A fin de traer paz y curación hoy en día, es nuestro deber y privilegio seguir los pasos de Cristo Jesús elevando nuestro pensamiento a Dios. Podemos hacer esto negándonos a esbozar cómo deben hacerse las cosas y confiando en cambio en Dios, el bien, para encontrar formas naturales de avanzar. El Cristo nos capacita para mirar a los demás con amor verdadero y espiritual, libre de opiniones, perspectivas o agendas personales.

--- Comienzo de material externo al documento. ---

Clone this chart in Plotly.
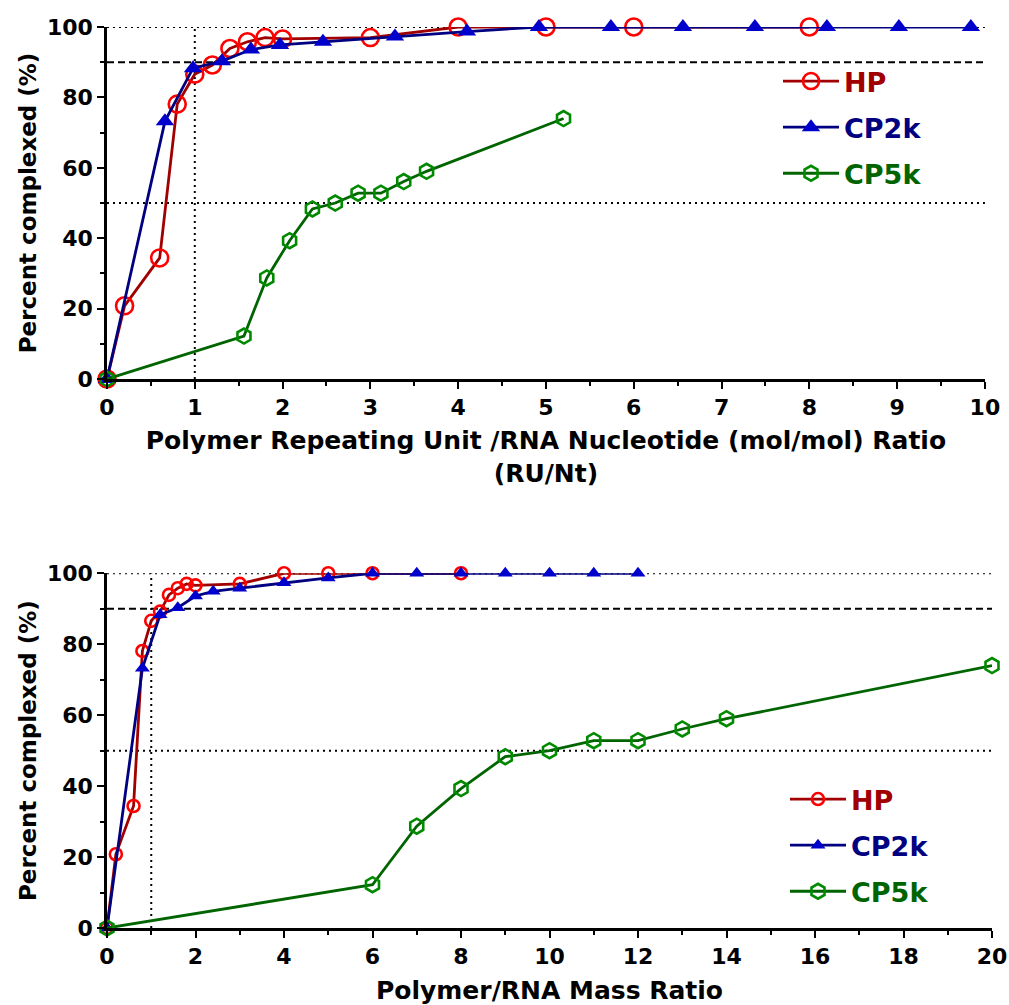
import plotly.graph_objects as go

# ---- data -------------------------------------------------------------
# Top panel: repeating-unit / nucleotide (mol/mol) ratio
hp_ru = [0, 0.2, 0.6, 0.8, 1.0, 1.2, 1.4, 1.6, 1.8, 2.0, 3.0, 4.0, 5.0, 6.0, 8.0]
cp2k_ru = [0, 0.66, 0.98, 1.31, 1.64, 1.97, 2.46, 3.28, 4.1, 4.92, 5.74, 6.56,
           7.38, 8.2, 9.02, 9.84]
cp5k_ru = [0, 1.56, 1.82, 2.08, 2.34, 2.6, 2.86, 3.12, 3.38, 3.64, 5.2]

# Bottom panel: polymer / RNA mass ratio
hp_mass = [0, 0.2, 0.6, 0.8, 1.0, 1.2, 1.4, 1.6, 1.8, 2.0, 3, 4, 5, 6, 8]
cp2k_mass = [0, 0.8, 1.2, 1.6, 2.0, 2.4, 3, 4, 5, 6, 7, 8, 9, 10, 11, 12]
cp5k_mass = [0, 6, 7, 8, 9, 10, 11, 12, 13, 14, 20]

# Percent complexed (%)
hp_pct = [0, 20.8, 34.4, 78.1, 86.6, 89.2, 93.9, 95.8, 97.0, 96.6, 97.0,
          100, 100, 100, 100]
cp2k_pct = [0, 73.2, 88.3, 90.3, 93.6, 94.9, 95.8, 97.3, 98.7, 100, 100, 100,
            100, 100, 100, 100]
cp5k_pct = [0, 12.2, 28.7, 39.3, 48.3, 50.0, 52.8, 52.8, 56.1, 59.0, 74.0]

series_names = ["HP", "CP2k", "CP5k"]
ref_levels = [100, 90, 50]
ref_dash = ["2px,4px", "7px,4px", "2px,4px"]
ref_x = 1

# ---- styling -----------------------------------------------------------
FONT = "DejaVu Sans"
line_cols = ["#a00000", "#000080", "#006400"]
mark_cols = ["#ff0000", "#0000cc", "#008a00"]
symbols = ["circle-open", "triangle-up", "hexagon-open"]
top_sizes = [17, 16, 15]
bot_sizes = [12, 13, 15]

fig = go.Figure()


def add_panel(xs, ys, xa, ya, legend, sizes):
    for i, (x, y) in enumerate(zip(xs, ys)):
        sym = symbols[i]
        filled = not sym.endswith("open")
        fig.add_trace(go.Scatter(
            x=x, y=y, xaxis=xa, yaxis=ya, mode="lines+markers",
            name=f"<span style='color:{line_cols[i]}'>{series_names[i]}</span>",
            legend=legend, legendgroup=f"{legend}{i}",
            line=dict(color=line_cols[i], width=2.8),
            marker=dict(symbol=sym, size=sizes[i],
                        color=mark_cols[i],
                        line=dict(color=mark_cols[i], width=0 if filled else 2.6)),
            cliponaxis=False,
        ))


add_panel([hp_ru, cp2k_ru, cp5k_ru], [hp_pct, cp2k_pct, cp5k_pct],
          "x", "y", "legend", top_sizes)
add_panel([hp_mass, cp2k_mass, cp5k_mass], [hp_pct, cp2k_pct, cp5k_pct],
          "x2", "y2", "legend2", bot_sizes)

# reference lines (100 %, 90 %, 50 % and ratio = 1)
shapes = []
for xr, yr, xmax in (("x", "y", 10), ("x2", "y2", 20)):
    for lvl, dsh in zip(ref_levels, ref_dash):
        shapes.append(dict(type="line", xref=xr, yref=yr, x0=0, x1=xmax,
                           y0=lvl, y1=lvl, layer="below",
                           line=dict(color="black", width=2, dash=dsh)))
    shapes.append(dict(type="line", xref=xr, yref=yr, x0=ref_x, x1=ref_x,
                       y0=0, y1=100, layer="below",
                       line=dict(color="black", width=2, dash="2px,4px")))

tickfont = dict(family=FONT, size=22, color="black", weight="bold")
ytitlefont = dict(family=FONT, size=23, color="black", weight="bold")
xtitlefont = dict(family=FONT, size=25, color="black", weight="bold")

common_axis = dict(showline=True, linecolor="black", linewidth=2.5,
                   ticks="outside", ticklen=7, tickwidth=2.2, tickcolor="black",
                   showgrid=False, zeroline=False, tickfont=tickfont,
                   fixedrange=True, automargin=False)

legend_common = dict(xanchor="left", yanchor="top", bgcolor="rgba(0,0,0,0)",
                     itemwidth=56, tracegroupgap=8, itemsizing="trace",
                     font=dict(family=FONT, size=27, weight="bold"))

fig.update_layout(
    width=1009, height=1005,
    margin=dict(l=107, r=17, t=27, b=77),
    paper_bgcolor="white", plot_bgcolor="white",
    font=dict(family=FONT, color="black"),
    shapes=shapes,
    xaxis=dict(domain=[0, 0.992], anchor="y", range=[0, 10], dtick=1,
               minor=dict(dtick=0.5, ticks="outside", ticklen=4,
                          tickwidth=2, tickcolor="black"),
               title=dict(text="Polymer Repeating Unit /RNA Nucleotide (mol/mol) Ratio<br>(RU/Nt)",
                          font=xtitlefont, standoff=13),
               **common_axis),
    yaxis=dict(domain=[0.6093, 1.0], anchor="x", range=[0, 100], dtick=20,
               minor=dict(dtick=10, ticks="outside", ticklen=4,
                          tickwidth=2, tickcolor="black"),
               title=dict(text="Percent complexed (%)", font=ytitlefont,
                          standoff=4),
               **common_axis),
    xaxis2=dict(domain=[0, 1.0], anchor="y2", range=[0, 20], dtick=2,
                minor=dict(dtick=1, ticks="outside", ticklen=4,
                           tickwidth=2, tickcolor="black"),
                title=dict(text="Polymer/RNA Mass Ratio", font=xtitlefont,
                           standoff=15),
                **common_axis),
    yaxis2=dict(domain=[0, 0.3937], anchor="x2", range=[0, 100], dtick=20,
                minor=dict(dtick=10, ticks="outside", ticklen=4,
                           tickwidth=2, tickcolor="black"),
                title=dict(text="Percent complexed (%)", font=ytitlefont,
                           standoff=4),
                **common_axis),
    legend=dict(x=(778 - 107) / 885, y=(928 - 57) / 901, **legend_common),
    legend2=dict(x=(785 - 107) / 885, y=(928 - 775) / 901, **legend_common),
    showlegend=True,
)

fig.write_html("out.html")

Podemos traer paz a una situación intercambiando un punto de vista preocupado, limitado o desesperado por la comprensión de Dios, el Amor divino, que anula el temor, la ira y el odio, y nos capacita a todos para sentir y experimentar la bondad y el amor de Dios. Este estado de pensamiento es ciertamente de lo que habló el profeta Isaías cuando dijo de Dios: “Tú guardarás en completa paz a aquel cuyo pensamiento en ti persevera; porque en ti ha confiado” (Isaías 26:3). ¡Cuánto más pacíficos son nuestros pensamientos cuando confiamos cualquier situación a Dios en lugar de a nosotros mismos!